The building, the Kim Il-Sung Military Academy, is one of four North Korean universities known to train children, hand-picked for their intelligence from all around the country, and turn them into recruits for an elite group of hackers simply known as Unit 121 or Bureau 121.
The unit dances to the tune of Kim Jong-Un and his Reconnaissance Bureau. It has been widely suspected to be behind the constant barrage of attacks on Sony Pictures in revenge for the release of The Interview – a comedy starring Seth Rogan which features the fiery death of the supreme leader.
The huge breach at the film company by hackers calling themselves Guardians of Peace has forced Sony to cancel the December 25 release date, after a chilling warning that there would be 9/11 type attacks at cinemas across the country.
And for the last few weeks, the release of excruciating emails of Sony bosses, actors and even a royal has caused shockwaves in Hollywood and beyond.

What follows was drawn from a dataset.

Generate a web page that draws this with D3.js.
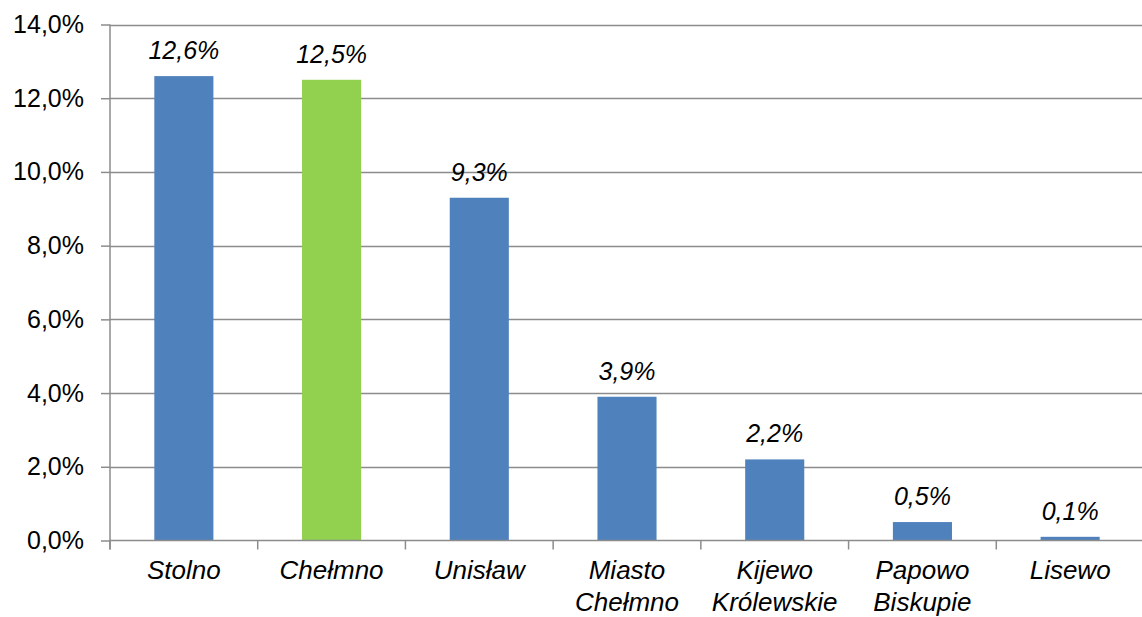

The FBI is now understood to have pinned the attack firmly on North Korea – although the communist state has officially denied being behind the attack, saying people would need to ‘wait and see’. But it did call the hack a ‘righteous deed’ and warned months ago that the release of the film would be ‘an act of war’.
There are claims it could be the work of DarkSeoul – which some experts believe to be another name for Unit 121.
Whether it is definitely true or not, the chilling rise of Guardians of Peace has nevertheless thrown a spotlight on the country’s ability to cause electronic havoc.